Sometimes an unexpected journey begins with one really great idea.
Ashwin Shashidharan, a Ph.D. student in computer science at the Center for Geospatial Analytics, returns to campus this fall from a summer internship with the world’s leading GIS software company, after capturing the company’s attention with one of his greatest ideas. Now back at NC State, he continues to expand the research that landed him this prestigious opportunity.
Last November, Ashwin won the 2016 Student Research Competition at ACM SIGSPATIAL’s international conference in San Francisco, for creating a new way to interact with and steer geospatial models in real time. Imagine being able to pause, play, rewind, and add new information to a model of urban growth as the model is running. That is exactly what Ashwin’s method allows you to do. Using so-called “computational steering” techniques to modify geosimulations on the fly had never been done before, and Ashwin’s award-winning work did not go unnoticed.
Erik Hoel, the Utility Network developer lead and Geodatabase developer lead at Esri, was impressed with Ashwin’s research when the two met at the conference.
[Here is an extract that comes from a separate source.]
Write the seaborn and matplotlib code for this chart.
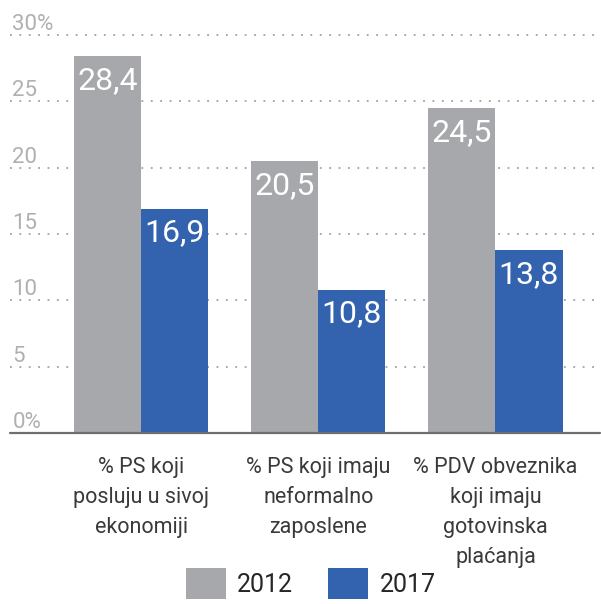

One phone interview later, Ashwin was recruited for a three-month internship at Esri headquarters in Redlands, CA.
There, he worked with a team of developers who previously created the ArcGIS GeoAnalytics Server. Ashwin focused on the computer science side of their research and development, testing new ways of using computer resources to run analyses more quickly and efficiently.
The industry experience was very valuable, Ashwin says, and offered a potential stepping-stone to a career with the company. “Down the line, I would like to be able to teach,” Ashwin explains, and working with Esri would provide “a lot of scope for learning and professional growth” that would serve him well as a university professor.
Looking ahead to the future, Ashwin has also expanded his initial award-winning work. He has been accepted to present at another SIGSPATIAL conference in November, this time to unveil an even more powerful way to steer geospatial models, using distributed cores in a High Performance Computing (HPC) framework, to perform analyses faster and over larger spatial extents.
As an undergraduate, Ashwin initially considered pursuing electrical engineering, but computer science and software engineering quickly appealed to his passion for creating tangible products and pursuing do-it-yourself work. Many engineering fields require very particular equipment, Ashwin explains, but computer programming means that “you can do it yourself, and anyone can be the head of a project. All you need are a great idea and a computer to code it to life.” Ashwin’s great ideas are taking him far, and he is passionate about teaching other students to cultivate their own.